“Often
when he was teaching me to write in Greek the Fox would say, ‘Child, to say the
very thing you really mean, the whole of it, nothing more or less or other than
what you really mean; that’s the whole art and joy of words.’
A
glib saying. When the time comes to you at which you will be forced to at last
utter the speech which has lain at the center of your soul for years, which you
have, all that time, idiot-like, been saying over and over, you’ll not talk of
the joy of words. I saw well why the gods do not speak to us openly, nor let us
answer. Till that word can be dug out of us, why should they hear the babble
that we think we mean? How can they meet us face to face till we have faces?”
-Orual's discussion of the gods.
Till
We Have Faces by C.S. Lewis
It’s been a while since I’ve last written. I could
tell you that I have been busy (which is very true, I recently moved, I have
two new, different jobs and I have been attending a new church somewhat
regularly – though I still have commitment issues.)
But honestly, that’s not it at all. I’ve been
afraid to write. I started to realize the responsibility of this blog and worst
of all, I began to feel doubt.
Why would God use me? I’m a mess. I’m childish. I
make so many mistakes. I’m selfish. And this is all a terrible thing to
believe. Well yes, my failures are true, but to doubt the statement:
Why
would God use me?
That doubt followed by the confusion of “Who am I,
really?” that I was dealing with, would unravel me.
Suddenly I was 21, and all the rules changed. And
everything else changed too. The places I worked. The people I knew. The places
I worshipped. The house I lived in.
But I am no stranger to change. I’ve dealt with
worse. What was it this time?
I have a rather strange talent. I may forget your
name or where I put my phone or what I may have done yesterday, but I can
remember the exact date of certain things. Usually it’s the date of when I
first meet someone. And sometimes, I’ll even remember what you wore.
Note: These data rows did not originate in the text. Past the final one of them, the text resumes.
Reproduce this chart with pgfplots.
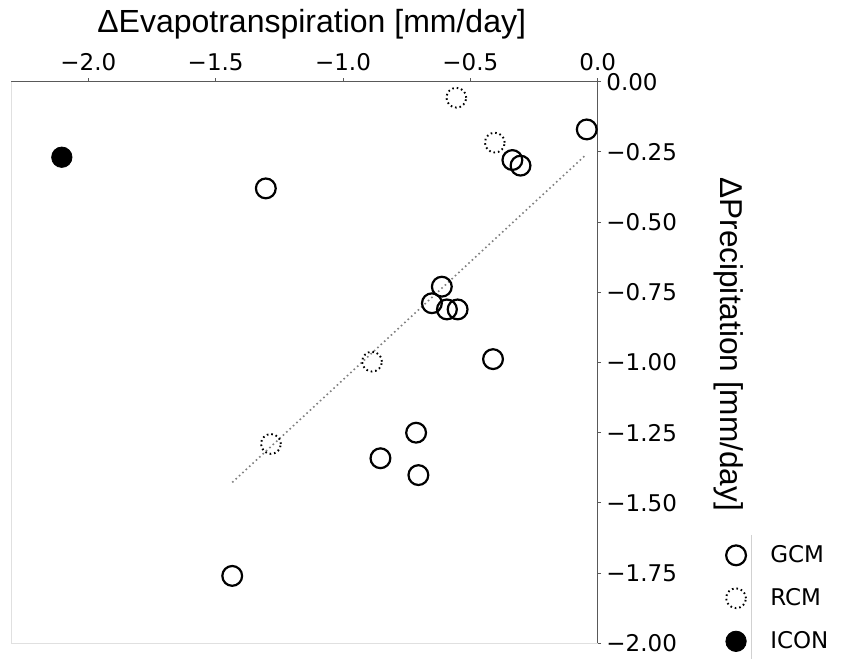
\documentclass[border=0pt]{standalone}
\usepackage{fontspec}
\setmainfont{DejaVu Sans}
\newfontfamily\labelfont{Liberation Sans}
\usepackage{pgfplots}
\pgfplotsset{compat=1.18}
\begin{document}
\begin{tikzpicture}
\begin{axis}[
  at={(0bp,0bp)}, anchor=south west,
  scale only axis, width=586.7bp, height=561.6bp,
  xmin=-2.3035, xmax=0, ymin=-2, ymax=0,
  clip=false,
  axis x line*=top, axis y line*=right,
  axis line style={-, black!65, line width=1bp},
  xtick={-2,-1.5,-1,-0.5,0},
  xticklabels={−2.0,−1.5,−1.0,−0.5,0.0},
  ytick={0,-0.25,-0.5,-0.75,-1,-1.25,-1.5,-1.75,-2},
  yticklabels={0.00,−0.25,−0.50,−0.75,−1.00,−1.25,−1.50,−1.75,−2.00},
  tick align=outside, major tick length=3.5bp,
  tick style={black!65, line width=0.8bp},
  ticklabel style={font=\fontsize{23bp}{27bp}\selectfont, text=black},
  xticklabel style={anchor=base, inner sep=0pt, yshift=8bp},
  yticklabel style={anchor=west, inner sep=0pt, xshift=5bp},
  xlabel={ΔEvapotranspiration [mm/day]},
  ylabel={ΔPrecipitation [mm/day]},
  xlabel style={at={(axis description cs:0.5125,1.088)}, anchor=base, inner sep=0pt,
    font=\labelfont\fontsize{32bp}{38bp}\selectfont},
  ylabel style={at={(axis description cs:1.2096,0.5326)}, anchor=base, inner sep=0pt, rotate=180,
    font=\labelfont\fontsize{31.6bp}{38bp}\selectfont},
  legend style={at={(axis description cs:1.2181,0.1748)}, anchor=north west,
    draw=none, fill=none, inner sep=0pt, row sep=23bp,
    font=\fontsize{23bp}{27bp}\selectfont,
    nodes={inner sep=0pt, text height=17bp, text depth=0bp},
    /tikz/every odd column/.append style={column sep=24bp}},
  legend cell align=left,
  legend image code/.code={\draw[mark repeat=2,mark phase=2,#1] plot coordinates {(0bp,-1.5bp) (11bp,-1.5bp) (22bp,-1.5bp)};},
]
\draw[black!12, line width=0.8bp] (rel axis cs:0,1) -- (rel axis cs:0,0) -- (rel axis cs:1,0);
% regression line
\addplot[forget plot, black!50, line width=1.6bp, dash pattern=on 1.6bp off 3bp]
  coordinates {(-1.435,-1.427) (-0.047,-0.261)};
% GCM
\addplot[only marks, mark=o, mark size=9.9bp, mark options={black, line width=2.2bp, solid}]
  coordinates {
  (-1.303,-0.380) (-0.043,-0.170) (-0.335,-0.279) (-0.303,-0.299)
  (-0.612,-0.730) (-0.651,-0.789) (-0.592,-0.811) (-0.550,-0.811)
  (-0.411,-0.988) (-0.713,-1.250) (-0.853,-1.341) (-0.704,-1.401)
  (-1.435,-1.760)};
\addlegendentry{GCM}
% RCM
\addplot[only marks, mark=o, mark size=9.9bp, mark options={black, line width=1.9bp, dash pattern=on 1.6bp off 2.9bp}]
  coordinates {(-0.555,-0.057) (-0.404,-0.217) (-0.886,-0.997) (-1.283,-1.290)};
\addlegendentry{RCM}
% ICON
\addplot[only marks, mark=*, mark size=10.2bp, mark options={black, fill=black, line width=0.8bp}]
  coordinates {(-2.104,-0.269)};
\addlegendentry{ICON}
\end{axis}
\draw[black!18, line width=0.8bp] (740.7bp,108.3bp) -- (740.7bp,-16bp);
\pgfresetboundingbox
\path[use as bounding box] (-11bp,-15.7bp) rectangle (835bp,643.3bp);
\end{tikzpicture}
\end{document}
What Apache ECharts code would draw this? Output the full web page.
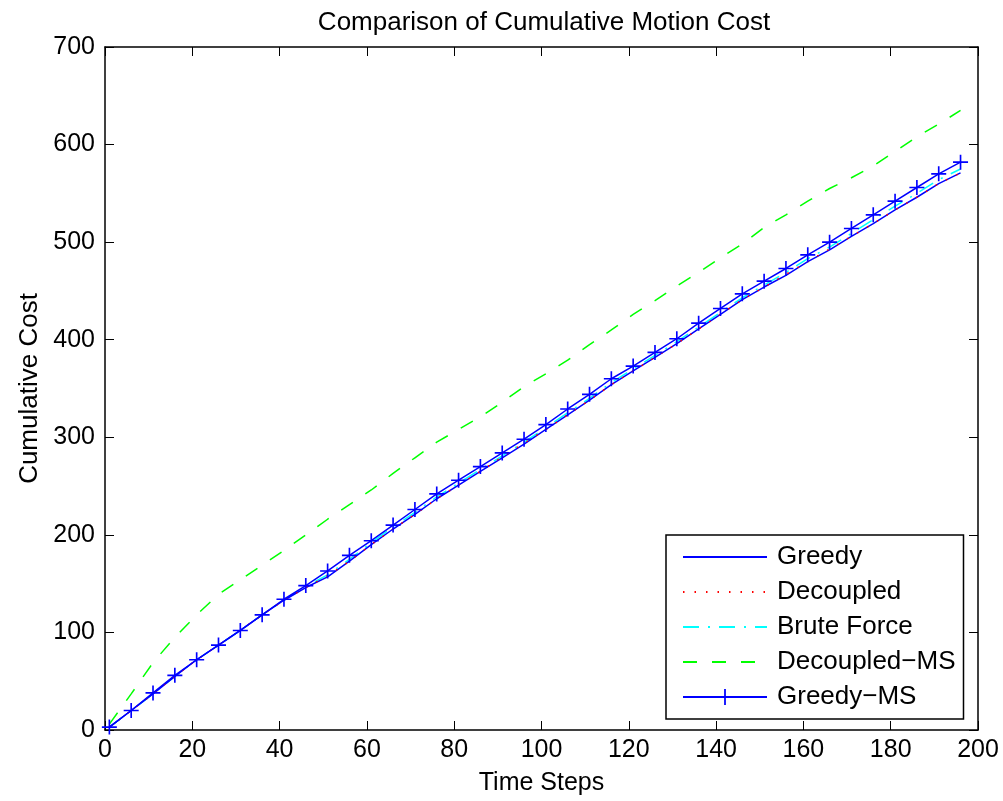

Now August will always remind me of someone,
someone who I considered to be one of my closest friends. We became friends in
August and then we ‘unbecame’ friends in August, almost on the same exact day,
just five years apart.
Six years ago, next week, I hung out with a family
that I had known most of my life, but it was that day that I met my dearest
friend. It’s funny how you could know someone all your life and yet never be
friends with them and suddenly be friends. How often can you genuinely say to
someone, “You too? I thought I was the only one!”
We would grow closer, but due to distance and time,
we would grow apart.
One year ago, next week, we hung out for the first
time in a really long time. And it felt like how it used to be.
But the great time we were having would soon end… and
turn into an argument that would last two weeks.
One of the last things he would ever say to me was,
“I don’t think I could be friends with a girl like you.”
It doesn’t matter whom I was arguing with or what
we were arguing about or even who was right or wrong. I’m pretty sure neither
of us were right or wrong. But it was a simple phrase that changed my entire
view of who I was. It would echo in everything I would do and every decision I
would make.
What kind of girl am I? Am I a girl who drinks? Am
I a girl who will finish her college degree? Am I a girl who still believes in
the Church? Am I girl who writes? Am I a girl who could trust people? Am I girl
that God could use, that God would want to use?
All these questions, I became a shadow of the girl
I could be. I was so afraid that I simply stopped asking, not doing anything. I
just gave up. I gave up on writing. I gave up on art. I gave up on people. And
in giving up in all those things, I gave up on God.
See, I’ve been quite lost these last few months and
that is why I haven’t really been writing.
But God, He never left me. I found myself in Him
again in the last few weeks. And in the last few weeks, the Devil has been
throwing so many distractions and doubts my way to keep me lost.
I still don’t know what kind of girl I am. I know I’m a girl who has made
mistakes. I know I am a girl who is selfish. I know I’m a girl who has hurt
people and has been hurt by people. I know I’m a girl who is terribly afraid of
not being enough.
But God found me, and He loves me so much that He
gave up His son to die for me.
And really, isn’t that all that truly matters in
the end? That is when we have found our face, our true face, His.